----- MATERIAL -----
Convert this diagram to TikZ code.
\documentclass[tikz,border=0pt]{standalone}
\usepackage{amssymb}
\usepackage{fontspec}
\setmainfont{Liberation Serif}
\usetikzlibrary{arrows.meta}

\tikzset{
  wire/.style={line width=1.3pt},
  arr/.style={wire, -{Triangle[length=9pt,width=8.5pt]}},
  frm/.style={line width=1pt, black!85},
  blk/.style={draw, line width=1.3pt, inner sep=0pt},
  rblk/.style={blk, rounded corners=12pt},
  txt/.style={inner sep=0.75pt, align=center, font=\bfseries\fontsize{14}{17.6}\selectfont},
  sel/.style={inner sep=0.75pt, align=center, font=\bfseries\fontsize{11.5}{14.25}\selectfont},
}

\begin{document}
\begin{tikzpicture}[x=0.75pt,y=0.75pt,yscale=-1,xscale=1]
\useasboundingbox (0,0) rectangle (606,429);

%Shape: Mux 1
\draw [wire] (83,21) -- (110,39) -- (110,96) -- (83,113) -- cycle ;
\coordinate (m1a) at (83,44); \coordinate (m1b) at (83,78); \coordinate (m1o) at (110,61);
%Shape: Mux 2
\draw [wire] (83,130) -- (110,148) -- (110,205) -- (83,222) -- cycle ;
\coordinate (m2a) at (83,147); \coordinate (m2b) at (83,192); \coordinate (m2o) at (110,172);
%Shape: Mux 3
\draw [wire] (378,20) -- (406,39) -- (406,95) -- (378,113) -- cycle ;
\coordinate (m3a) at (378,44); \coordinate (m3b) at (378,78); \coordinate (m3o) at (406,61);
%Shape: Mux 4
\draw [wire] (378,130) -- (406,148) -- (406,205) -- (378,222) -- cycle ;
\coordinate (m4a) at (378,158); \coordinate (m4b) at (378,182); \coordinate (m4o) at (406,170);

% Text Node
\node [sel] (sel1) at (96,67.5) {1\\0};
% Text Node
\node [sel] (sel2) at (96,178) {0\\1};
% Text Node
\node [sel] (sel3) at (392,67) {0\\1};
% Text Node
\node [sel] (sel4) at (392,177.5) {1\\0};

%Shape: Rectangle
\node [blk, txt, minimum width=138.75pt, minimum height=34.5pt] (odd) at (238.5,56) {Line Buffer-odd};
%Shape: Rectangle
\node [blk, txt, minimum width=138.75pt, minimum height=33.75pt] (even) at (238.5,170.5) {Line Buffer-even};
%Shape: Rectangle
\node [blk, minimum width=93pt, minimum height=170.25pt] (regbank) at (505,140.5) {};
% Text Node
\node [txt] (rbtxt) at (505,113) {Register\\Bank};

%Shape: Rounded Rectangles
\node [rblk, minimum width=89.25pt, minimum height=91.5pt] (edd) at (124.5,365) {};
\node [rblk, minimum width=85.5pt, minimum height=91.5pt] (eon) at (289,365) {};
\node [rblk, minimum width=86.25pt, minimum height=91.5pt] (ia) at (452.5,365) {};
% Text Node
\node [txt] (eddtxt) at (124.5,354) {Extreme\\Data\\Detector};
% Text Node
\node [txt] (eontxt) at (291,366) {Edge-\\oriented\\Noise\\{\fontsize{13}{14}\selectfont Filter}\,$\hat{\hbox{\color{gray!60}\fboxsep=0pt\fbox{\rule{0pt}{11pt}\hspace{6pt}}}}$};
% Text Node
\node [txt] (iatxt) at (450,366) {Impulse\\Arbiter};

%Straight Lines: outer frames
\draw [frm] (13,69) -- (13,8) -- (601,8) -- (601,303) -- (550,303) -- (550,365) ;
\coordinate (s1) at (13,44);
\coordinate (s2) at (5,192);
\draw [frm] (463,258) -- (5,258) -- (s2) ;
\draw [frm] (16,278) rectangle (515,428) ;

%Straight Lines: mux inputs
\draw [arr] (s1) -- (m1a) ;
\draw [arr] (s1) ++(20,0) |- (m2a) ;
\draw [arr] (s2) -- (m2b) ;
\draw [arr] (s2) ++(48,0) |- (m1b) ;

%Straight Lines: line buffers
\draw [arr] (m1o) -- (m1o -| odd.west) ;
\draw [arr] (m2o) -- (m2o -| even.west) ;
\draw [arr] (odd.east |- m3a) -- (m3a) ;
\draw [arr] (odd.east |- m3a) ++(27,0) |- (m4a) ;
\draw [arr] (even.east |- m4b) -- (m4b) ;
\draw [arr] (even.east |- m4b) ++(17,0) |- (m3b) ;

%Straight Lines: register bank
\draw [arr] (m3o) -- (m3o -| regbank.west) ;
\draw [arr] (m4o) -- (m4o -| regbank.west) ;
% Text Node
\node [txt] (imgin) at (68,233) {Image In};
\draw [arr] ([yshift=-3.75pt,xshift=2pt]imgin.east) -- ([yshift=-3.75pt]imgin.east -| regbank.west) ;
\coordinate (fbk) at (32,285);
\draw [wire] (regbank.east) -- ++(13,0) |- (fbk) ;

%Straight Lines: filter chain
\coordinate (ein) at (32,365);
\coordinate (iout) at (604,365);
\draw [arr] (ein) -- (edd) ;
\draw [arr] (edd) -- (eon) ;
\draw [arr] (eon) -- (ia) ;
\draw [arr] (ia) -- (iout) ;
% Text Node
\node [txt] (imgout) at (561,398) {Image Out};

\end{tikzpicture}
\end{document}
-----
Write the material out again word for word.

Convert this diagram to TikZ code.
\documentclass[tikz,border=0pt]{standalone}
\usepackage{amssymb}
\usepackage{fontspec}
\setmainfont{Liberation Serif}
\usetikzlibrary{arrows.meta}

\tikzset{
  wire/.style={line width=1.3pt},
  arr/.style={wire, -{Triangle[length=9pt,width=8.5pt]}},
  frm/.style={line width=1pt, black!85},
  blk/.style={draw, line width=1.3pt, inner sep=0pt},
  rblk/.style={blk, rounded corners=12pt},
  txt/.style={inner sep=0.75pt, align=center, font=\bfseries\fontsize{14}{17.6}\selectfont},
  sel/.style={inner sep=0.75pt, align=center, font=\bfseries\fontsize{11.5}{14.25}\selectfont},
}

\begin{document}
\begin{tikzpicture}[x=0.75pt,y=0.75pt,yscale=-1,xscale=1]
\useasboundingbox (0,0) rectangle (606,429);

%Shape: Mux 1
\draw [wire] (83,21) -- (110,39) -- (110,96) -- (83,113) -- cycle ;
\coordinate (m1a) at (83,44); \coordinate (m1b) at (83,78); \coordinate (m1o) at (110,61);
%Shape: Mux 2
\draw [wire] (83,130) -- (110,148) -- (110,205) -- (83,222) -- cycle ;
\coordinate (m2a) at (83,147); \coordinate (m2b) at (83,192); \coordinate (m2o) at (110,172);
%Shape: Mux 3
\draw [wire] (378,20) -- (406,39) -- (406,95) -- (378,113) -- cycle ;
\coordinate (m3a) at (378,44); \coordinate (m3b) at (378,78); \coordinate (m3o) at (406,61);
%Shape: Mux 4
\draw [wire] (378,130) -- (406,148) -- (406,205) -- (378,222) -- cycle ;
\coordinate (m4a) at (378,158); \coordinate (m4b) at (378,182); \coordinate (m4o) at (406,170);

% Text Node
\node [sel] (sel1) at (96,67.5) {1\\0};
% Text Node
\node [sel] (sel2) at (96,178) {0\\1};
% Text Node
\node [sel] (sel3) at (392,67) {0\\1};
% Text Node
\node [sel] (sel4) at (392,177.5) {1\\0};

%Shape: Rectangle
\node [blk, txt, minimum width=138.75pt, minimum height=34.5pt] (odd) at (238.5,56) {Line Buffer-odd};
%Shape: Rectangle
\node [blk, txt, minimum width=138.75pt, minimum height=33.75pt] (even) at (238.5,170.5) {Line Buffer-even};
%Shape: Rectangle
\node [blk, minimum width=93pt, minimum height=170.25pt] (regbank) at (505,140.5) {};
% Text Node
\node [txt] (rbtxt) at (505,113) {Register\\Bank};

%Shape: Rounded Rectangles
\node [rblk, minimum width=89.25pt, minimum height=91.5pt] (edd) at (124.5,365) {};
\node [rblk, minimum width=85.5pt, minimum height=91.5pt] (eon) at (289,365) {};
\node [rblk, minimum width=86.25pt, minimum height=91.5pt] (ia) at (452.5,365) {};
% Text Node
\node [txt] (eddtxt) at (124.5,354) {Extreme\\Data\\Detector};
% Text Node
\node [txt] (eontxt) at (291,366) {Edge-\\oriented\\Noise\\{\fontsize{13}{14}\selectfont Filter}\,$\hat{\hbox{\color{gray!60}\fboxsep=0pt\fbox{\rule{0pt}{11pt}\hspace{6pt}}}}$};
% Text Node
\node [txt] (iatxt) at (450,366) {Impulse\\Arbiter};

%Straight Lines: outer frames
\draw [frm] (13,69) -- (13,8) -- (601,8) -- (601,303) -- (550,303) -- (550,365) ;
\coordinate (s1) at (13,44);
\coordinate (s2) at (5,192);
\draw [frm] (463,258) -- (5,258) -- (s2) ;
\draw [frm] (16,278) rectangle (515,428) ;

%Straight Lines: mux inputs
\draw [arr] (s1) -- (m1a) ;
\draw [arr] (s1) ++(20,0) |- (m2a) ;
\draw [arr] (s2) -- (m2b) ;
\draw [arr] (s2) ++(48,0) |- (m1b) ;

%Straight Lines: line buffers
\draw [arr] (m1o) -- (m1o -| odd.west) ;
\draw [arr] (m2o) -- (m2o -| even.west) ;
\draw [arr] (odd.east |- m3a) -- (m3a) ;
\draw [arr] (odd.east |- m3a) ++(27,0) |- (m4a) ;
\draw [arr] (even.east |- m4b) -- (m4b) ;
\draw [arr] (even.east |- m4b) ++(17,0) |- (m3b) ;

%Straight Lines: register bank
\draw [arr] (m3o) -- (m3o -| regbank.west) ;
\draw [arr] (m4o) -- (m4o -| regbank.west) ;
% Text Node
\node [txt] (imgin) at (68,233) {Image In};
\draw [arr] ([yshift=-3.75pt,xshift=2pt]imgin.east) -- ([yshift=-3.75pt]imgin.east -| regbank.west) ;
\coordinate (fbk) at (32,285);
\draw [wire] (regbank.east) -- ++(13,0) |- (fbk) ;

%Straight Lines: filter chain
\coordinate (ein) at (32,365);
\coordinate (iout) at (604,365);
\draw [arr] (ein) -- (edd) ;
\draw [arr] (edd) -- (eon) ;
\draw [arr] (eon) -- (ia) ;
\draw [arr] (ia) -- (iout) ;
% Text Node
\node [txt] (imgout) at (561,398) {Image Out};

\end{tikzpicture}
\end{document}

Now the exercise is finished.